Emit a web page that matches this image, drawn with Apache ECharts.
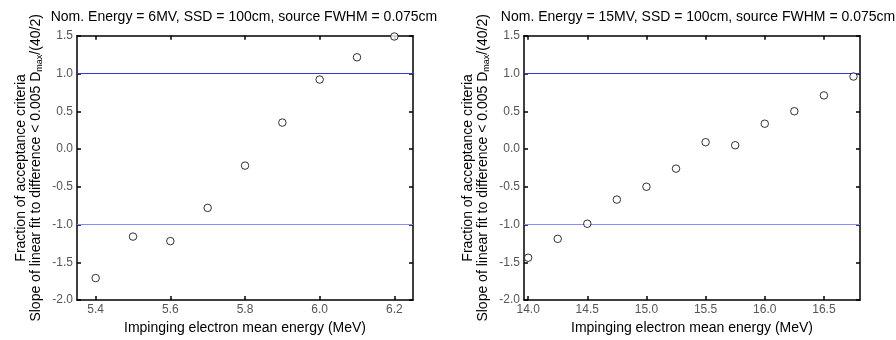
<!DOCTYPE html>
<html>
<head>
<meta charset="utf-8">
<script src="https://cdn.jsdelivr.net/npm/echarts@6/dist/echarts.min.js"></script>
<style>html,body{margin:0;padding:0;background:#fff}#c{width:896px;height:340px}</style>
</head>
<body>
<div id="c"></div>
<script>
const energy6 = [5.4, 5.5, 5.6, 5.7, 5.8, 5.9, 6.0, 6.1, 6.2];
const slope6 = [-1.71, -1.16, -1.22, -0.78, -0.22, 0.35, 0.92, 1.215, 1.49];
const energy15 = [14.0, 14.25, 14.5, 14.75, 15.0, 15.25, 15.5, 15.75, 16.0, 16.25, 16.5, 16.75];
const slope15 = [-1.44, -1.19, -0.99, -0.67, -0.50, -0.26, 0.09, 0.05, 0.335, 0.50, 0.71, 0.96];
const xTicks6 = [5.4, 5.6, 5.8, 6.0, 6.2];
const xTicks15 = [14.0, 14.5, 15.0, 15.5, 16.0, 16.5];
const yTicks = [-2.0, -1.5, -1.0, -0.5, 0.0, 0.5, 1.0, 1.5];
const titles = ['Nom. Energy = 6MV, SSD = 100cm, source FWHM = 0.075cm',
                'Nom. Energy = 15MV, SSD = 100cm, source FWHM = 0.075cm'];
const xName = 'Impinging electron mean energy (MeV)';
const acceptUpper = 1.0, acceptLower = -1.0;

const FONT = '"Liberation Sans", Arial, sans-serif';
const lbl = {color: '#555', fontSize: 12, fontFamily: FONT};
const ranges = [[5.35, 6.25], [13.965, 16.805]];
const grids = [{left: 77, top: 35.75, width: 336, height: 264.25}, {left: 524, top: 35.75, width: 336, height: 264.25}];
const titleCenters = [239, 693];
const xTickSets = [xTicks6, xTicks15];
const dataSets = [[energy6, slope6], [energy15, slope15]];

const xAxis = [], yAxis = [], series = [], title = [];
const yNameStr = '{a|Fraction of acceptance criteria}\n{a|Slope of linear fit to difference < 0.005 D}{s|max}{a|/(40/2)}';
grids.forEach((g, i) => {
  const tickLine = {show: true, inside: true, length: 4, lineStyle: {color: '#000', width: 1.5}};
  xAxis.push({
    type: 'value', gridIndex: i, position: 'bottom', min: ranges[i][0], max: ranges[i][1],
    axisLine: {show: true, onZero: false, lineStyle: {color: '#000', width: 1.5}},
    axisTick: Object.assign({customValues: xTickSets[i]}, tickLine),
    axisLabel: Object.assign({customValues: xTickSets[i], formatter: v => v.toFixed(1), margin: 4}, lbl),
    splitLine: {show: false},
    name: xName, nameLocation: 'middle', nameGap: 17,
    nameTextStyle: {color: '#000', fontSize: 14, fontFamily: FONT}
  });
  xAxis.push({
    type: 'value', gridIndex: i, position: 'top', min: ranges[i][0], max: ranges[i][1],
    axisLine: {show: true, onZero: false, lineStyle: {color: '#000', width: 1.5}},
    axisTick: Object.assign({customValues: xTickSets[i]}, tickLine),
    axisLabel: {show: false}, splitLine: {show: false}
  });
  yAxis.push({
    type: 'value', gridIndex: i, position: 'left', min: -2, max: 1.5, interval: 0.5,
    axisLine: {show: true, onZero: false, lineStyle: {color: '#000', width: 1.5}},
    axisTick: tickLine,
    axisLabel: Object.assign({formatter: v => v.toFixed(1), margin: 4}, lbl),
    splitLine: {show: false},
    name: yNameStr, nameLocation: 'middle', nameRotate: 90, nameGap: 33,
    nameTextStyle: {
      align: 'center',
      rich: {
        a: {fontSize: 14, color: '#000', fontFamily: FONT, lineHeight: 15},
        s: {fontSize: 9, color: '#000', fontFamily: FONT, lineHeight: 15, verticalAlign: 'bottom', padding: [5, 0, 0, 0]}
      }
    }
  });
  yAxis.push({
    type: 'value', gridIndex: i, position: 'right', min: -2, max: 1.5, interval: 0.5,
    axisLine: {show: true, onZero: false, lineStyle: {color: '#000', width: 1.5}},
    axisTick: tickLine,
    axisLabel: {show: false}, splitLine: {show: false}
  });
  title.push({
    text: titles[i], left: titleCenters[i], top: 5, textAlign: 'center',
    textStyle: {fontSize: 14, fontWeight: 'normal', color: '#000', fontFamily: FONT}
  });
  series.push({
    type: 'scatter', xAxisIndex: 2 * i, yAxisIndex: 2 * i,
    data: dataSets[i][0].map((x, k) => [x, dataSets[i][1][k]]),
    symbol: 'circle', symbolSize: 7.5,
    itemStyle: {color: '#fff', borderColor: '#000', borderWidth: 1},
    z: 5
  });
  series.push({
    type: 'line', xAxisIndex: 2 * i, yAxisIndex: 2 * i,
    data: [[ranges[i][0], acceptUpper], [ranges[i][1], acceptUpper]],
    symbol: 'none', silent: true, z: 3,
    lineStyle: {color: '#3535ea', width: 1}
  });
  series.push({
    type: 'line', xAxisIndex: 2 * i, yAxisIndex: 2 * i,
    data: [[ranges[i][0], acceptLower], [ranges[i][1], acceptLower]],
    symbol: 'none', silent: true, z: 3,
    lineStyle: {color: '#8a8aff', width: 1}
  });
});

const chart = echarts.init(document.getElementById('c'), null, {renderer: 'canvas'});
chart.setOption({
  animation: false,
  backgroundColor: '#fff',
  title, grid: grids, xAxis, yAxis, series
});
</script>
</body>
</html>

• _EXERCISE BRIEF_:
Quote the material in full and exactly; do not carry over its pictures.

• _RESPONSE TO THE EXERCISE_:
Emit a web page that matches this image, drawn with Apache ECharts.
<!DOCTYPE html>
<html>
<head>
<meta charset="utf-8">
<script src="https://cdn.jsdelivr.net/npm/echarts@6/dist/echarts.min.js"></script>
<style>html,body{margin:0;padding:0;background:#fff}#c{width:896px;height:340px}</style>
</head>
<body>
<div id="c"></div>
<script>
const energy6 = [5.4, 5.5, 5.6, 5.7, 5.8, 5.9, 6.0, 6.1, 6.2];
const slope6 = [-1.71, -1.16, -1.22, -0.78, -0.22, 0.35, 0.92, 1.215, 1.49];
const energy15 = [14.0, 14.25, 14.5, 14.75, 15.0, 15.25, 15.5, 15.75, 16.0, 16.25, 16.5, 16.75];
const slope15 = [-1.44, -1.19, -0.99, -0.67, -0.50, -0.26, 0.09, 0.05, 0.335, 0.50, 0.71, 0.96];
const xTicks6 = [5.4, 5.6, 5.8, 6.0, 6.2];
const xTicks15 = [14.0, 14.5, 15.0, 15.5, 16.0, 16.5];
const yTicks = [-2.0, -1.5, -1.0, -0.5, 0.0, 0.5, 1.0, 1.5];
const titles = ['Nom. Energy = 6MV, SSD = 100cm, source FWHM = 0.075cm',
                'Nom. Energy = 15MV, SSD = 100cm, source FWHM = 0.075cm'];
const xName = 'Impinging electron mean energy (MeV)';
const acceptUpper = 1.0, acceptLower = -1.0;

const FONT = '"Liberation Sans", Arial, sans-serif';
const lbl = {color: '#555', fontSize: 12, fontFamily: FONT};
const ranges = [[5.35, 6.25], [13.965, 16.805]];
const grids = [{left: 77, top: 35.75, width: 336, height: 264.25}, {left: 524, top: 35.75, width: 336, height: 264.25}];
const titleCenters = [239, 693];
const xTickSets = [xTicks6, xTicks15];
const dataSets = [[energy6, slope6], [energy15, slope15]];

const xAxis = [], yAxis = [], series = [], title = [];
const yNameStr = '{a|Fraction of acceptance criteria}\n{a|Slope of linear fit to difference < 0.005 D}{s|max}{a|/(40/2)}';
grids.forEach((g, i) => {
  const tickLine = {show: true, inside: true, length: 4, lineStyle: {color: '#000', width: 1.5}};
  xAxis.push({
    type: 'value', gridIndex: i, position: 'bottom', min: ranges[i][0], max: ranges[i][1],
    axisLine: {show: true, onZero: false, lineStyle: {color: '#000', width: 1.5}},
    axisTick: Object.assign({customValues: xTickSets[i]}, tickLine),
    axisLabel: Object.assign({customValues: xTickSets[i], formatter: v => v.toFixed(1), margin: 4}, lbl),
    splitLine: {show: false},
    name: xName, nameLocation: 'middle', nameGap: 17,
    nameTextStyle: {color: '#000', fontSize: 14, fontFamily: FONT}
  });
  xAxis.push({
    type: 'value', gridIndex: i, position: 'top', min: ranges[i][0], max: ranges[i][1],
    axisLine: {show: true, onZero: false, lineStyle: {color: '#000', width: 1.5}},
    axisTick: Object.assign({customValues: xTickSets[i]}, tickLine),
    axisLabel: {show: false}, splitLine: {show: false}
  });
  yAxis.push({
    type: 'value', gridIndex: i, position: 'left', min: -2, max: 1.5, interval: 0.5,
    axisLine: {show: true, onZero: false, lineStyle: {color: '#000', width: 1.5}},
    axisTick: tickLine,
    axisLabel: Object.assign({formatter: v => v.toFixed(1), margin: 4}, lbl),
    splitLine: {show: false},
    name: yNameStr, nameLocation: 'middle', nameRotate: 90, nameGap: 33,
    nameTextStyle: {
      align: 'center',
      rich: {
        a: {fontSize: 14, color: '#000', fontFamily: FONT, lineHeight: 15},
        s: {fontSize: 9, color: '#000', fontFamily: FONT, lineHeight: 15, verticalAlign: 'bottom', padding: [5, 0, 0, 0]}
      }
    }
  });
  yAxis.push({
    type: 'value', gridIndex: i, position: 'right', min: -2, max: 1.5, interval: 0.5,
    axisLine: {show: true, onZero: false, lineStyle: {color: '#000', width: 1.5}},
    axisTick: tickLine,
    axisLabel: {show: false}, splitLine: {show: false}
  });
  title.push({
    text: titles[i], left: titleCenters[i], top: 5, textAlign: 'center',
    textStyle: {fontSize: 14, fontWeight: 'normal', color: '#000', fontFamily: FONT}
  });
  series.push({
    type: 'scatter', xAxisIndex: 2 * i, yAxisIndex: 2 * i,
    data: dataSets[i][0].map((x, k) => [x, dataSets[i][1][k]]),
    symbol: 'circle', symbolSize: 7.5,
    itemStyle: {color: '#fff', borderColor: '#000', borderWidth: 1},
    z: 5
  });
  series.push({
    type: 'line', xAxisIndex: 2 * i, yAxisIndex: 2 * i,
    data: [[ranges[i][0], acceptUpper], [ranges[i][1], acceptUpper]],
    symbol: 'none', silent: true, z: 3,
    lineStyle: {color: '#3535ea', width: 1}
  });
  series.push({
    type: 'line', xAxisIndex: 2 * i, yAxisIndex: 2 * i,
    data: [[ranges[i][0], acceptLower], [ranges[i][1], acceptLower]],
    symbol: 'none', silent: true, z: 3,
    lineStyle: {color: '#8a8aff', width: 1}
  });
});

const chart = echarts.init(document.getElementById('c'), null, {renderer: 'canvas'});
chart.setOption({
  animation: false,
  backgroundColor: '#fff',
  title, grid: grids, xAxis, yAxis, series
});
</script>
</body>
</html>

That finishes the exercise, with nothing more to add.